The four artists participating in this performing art series create work that is in part process, in part about departure and destination, in part about transformation and transition.

Stephen Lawson and Aaron Pollard, who are the trans-disciplinary duo 2boys.tv, have built a reputation on works that are historic, period-pieces in essence - vaudevillian and yet cinematic. They are operatic tableaux encompassing the dramatically comedic and tragic, film noir and blanc, bathos and pathos and a little bit of camp. Their works are in essence stories, their work about storytelling and narrative. Their latest mixed-media creation, PHOBOPHILIA (arousal from fear) is like a journey into the centre of a dream, a dream in which a man travels, a queer Odyssey of sorts, through a storybook land (a grainy, graphic novel-like world). It is the portrait of a young man having become the artist and who, in having assumed that role, wanders in search of search of rhyme, reason and answers. This is my life, and it is the truth.

Tobaron's work was introduced to me through having been told of a particular piece entitled Opshernish, which I have unfortunately never experienced live but had heard about, been told about, read about and of which I have seen ample documentation. It was a work that transfixed me because of its simplicity and beauty, and yet which walloped quite the conceptual punch. Tobaron's artistic practice challenges definitions and re-lines demarcations. It delves into (transit) verbs such as change, transform, modify and is about the altering of shapes, forms and appearances. Works engineered by Tobaron do not necessarily challenge in a confrontational or a necessarily pro-actively noisy manner - rather they insinuate themselves intellectually, conceptually instigating in a settling fashion. Lechem oni/prusa is, in essence, a work about work, about making one thing from another, about process, method and transmogrification.

Paul Hurley is an artist constantly transforming himself both in regards to theme and to thesis, to actual practice and academic treatise. The bulk of his works truly embody Kafka's notion of metamorphosis and are, as Paul himself would explain explorations of a queer becoming that is one of resistance and liberating catharsis. They are in part Foucault, Pierre et Gilles, physical and actual, with a soupcon perhaps of a tongue in cheek. I asked Paul to perform two works for this performance series as I felt that Becoming-snail and Becoming-locust, although part of the same serial exploration, are different perspectives on a theme of incarnation. One work is about embodiment, mimicry and endurance while the other portrayal dares to flirt, to transvestitualize the act of morphing - celebrating, in mardi-gras-like fashion, the act of transitioning, of having transformed, and subsequently of baptizing the newly formed identity.

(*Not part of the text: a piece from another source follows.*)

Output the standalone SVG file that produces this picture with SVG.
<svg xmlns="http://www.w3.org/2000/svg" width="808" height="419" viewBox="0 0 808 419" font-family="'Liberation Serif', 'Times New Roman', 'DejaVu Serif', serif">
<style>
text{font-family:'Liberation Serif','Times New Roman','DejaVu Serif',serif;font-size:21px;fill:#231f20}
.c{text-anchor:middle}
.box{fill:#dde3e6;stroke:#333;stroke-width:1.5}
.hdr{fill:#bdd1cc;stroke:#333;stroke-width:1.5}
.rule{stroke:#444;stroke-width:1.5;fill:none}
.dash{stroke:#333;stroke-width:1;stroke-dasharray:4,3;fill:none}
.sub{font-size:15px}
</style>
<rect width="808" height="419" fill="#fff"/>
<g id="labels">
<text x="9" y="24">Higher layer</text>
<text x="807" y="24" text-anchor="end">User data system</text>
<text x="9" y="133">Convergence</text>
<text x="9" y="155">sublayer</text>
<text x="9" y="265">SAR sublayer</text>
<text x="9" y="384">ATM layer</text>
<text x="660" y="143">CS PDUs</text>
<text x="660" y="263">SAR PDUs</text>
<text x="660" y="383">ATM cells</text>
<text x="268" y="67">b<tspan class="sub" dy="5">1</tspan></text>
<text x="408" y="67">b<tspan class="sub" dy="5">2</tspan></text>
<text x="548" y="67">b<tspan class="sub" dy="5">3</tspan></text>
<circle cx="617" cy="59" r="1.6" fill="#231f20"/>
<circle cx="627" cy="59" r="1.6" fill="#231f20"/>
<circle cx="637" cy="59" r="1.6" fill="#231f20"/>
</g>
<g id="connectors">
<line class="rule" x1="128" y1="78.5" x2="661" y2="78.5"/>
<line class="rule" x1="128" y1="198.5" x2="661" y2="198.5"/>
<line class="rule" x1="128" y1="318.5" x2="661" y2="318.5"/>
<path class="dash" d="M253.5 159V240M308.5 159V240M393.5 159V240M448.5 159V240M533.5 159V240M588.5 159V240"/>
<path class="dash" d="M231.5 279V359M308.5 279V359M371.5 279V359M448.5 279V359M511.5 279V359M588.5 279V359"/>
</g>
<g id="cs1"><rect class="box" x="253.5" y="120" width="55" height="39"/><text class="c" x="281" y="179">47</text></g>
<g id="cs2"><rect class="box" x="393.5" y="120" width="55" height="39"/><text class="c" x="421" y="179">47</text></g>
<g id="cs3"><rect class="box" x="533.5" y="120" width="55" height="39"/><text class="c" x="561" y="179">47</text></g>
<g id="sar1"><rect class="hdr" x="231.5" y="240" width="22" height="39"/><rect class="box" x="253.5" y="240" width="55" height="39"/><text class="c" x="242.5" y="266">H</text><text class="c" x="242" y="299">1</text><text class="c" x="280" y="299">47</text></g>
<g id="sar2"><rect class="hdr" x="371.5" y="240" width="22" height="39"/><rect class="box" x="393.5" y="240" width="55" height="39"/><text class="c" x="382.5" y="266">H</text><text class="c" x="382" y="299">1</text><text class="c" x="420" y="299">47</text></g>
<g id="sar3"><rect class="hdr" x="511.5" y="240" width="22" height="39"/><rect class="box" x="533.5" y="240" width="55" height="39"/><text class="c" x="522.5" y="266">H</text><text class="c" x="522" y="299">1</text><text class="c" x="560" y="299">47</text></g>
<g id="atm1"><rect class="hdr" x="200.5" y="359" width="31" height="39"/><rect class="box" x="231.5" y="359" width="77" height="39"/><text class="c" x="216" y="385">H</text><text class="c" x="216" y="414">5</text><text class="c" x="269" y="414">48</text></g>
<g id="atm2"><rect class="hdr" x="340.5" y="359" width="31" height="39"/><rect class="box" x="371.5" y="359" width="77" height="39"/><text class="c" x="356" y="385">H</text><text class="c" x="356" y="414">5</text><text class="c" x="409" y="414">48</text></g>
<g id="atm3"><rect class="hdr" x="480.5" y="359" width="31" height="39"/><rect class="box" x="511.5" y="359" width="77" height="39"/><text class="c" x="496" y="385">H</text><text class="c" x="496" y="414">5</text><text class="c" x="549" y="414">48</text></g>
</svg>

At the end of the day, this performing art series asks only that you consider for one nano second that queer art in all its spectacular forms is founded largely upon change, upon the acts of changing, of becoming, and of eventually being. The work created is the journey, records of advancement, reflecting the significance of transformation within the queer community; how there exists a need to challenge what is fixed, to redefine and reclaim, and re-invent regardless of what some deem a pandemic assimilation.

In other words - to morph from Bambi into a buck, from a regular butterfly into Madame Butterfly. Look at Madonna, she's all about re-invention, all about tossing constructs.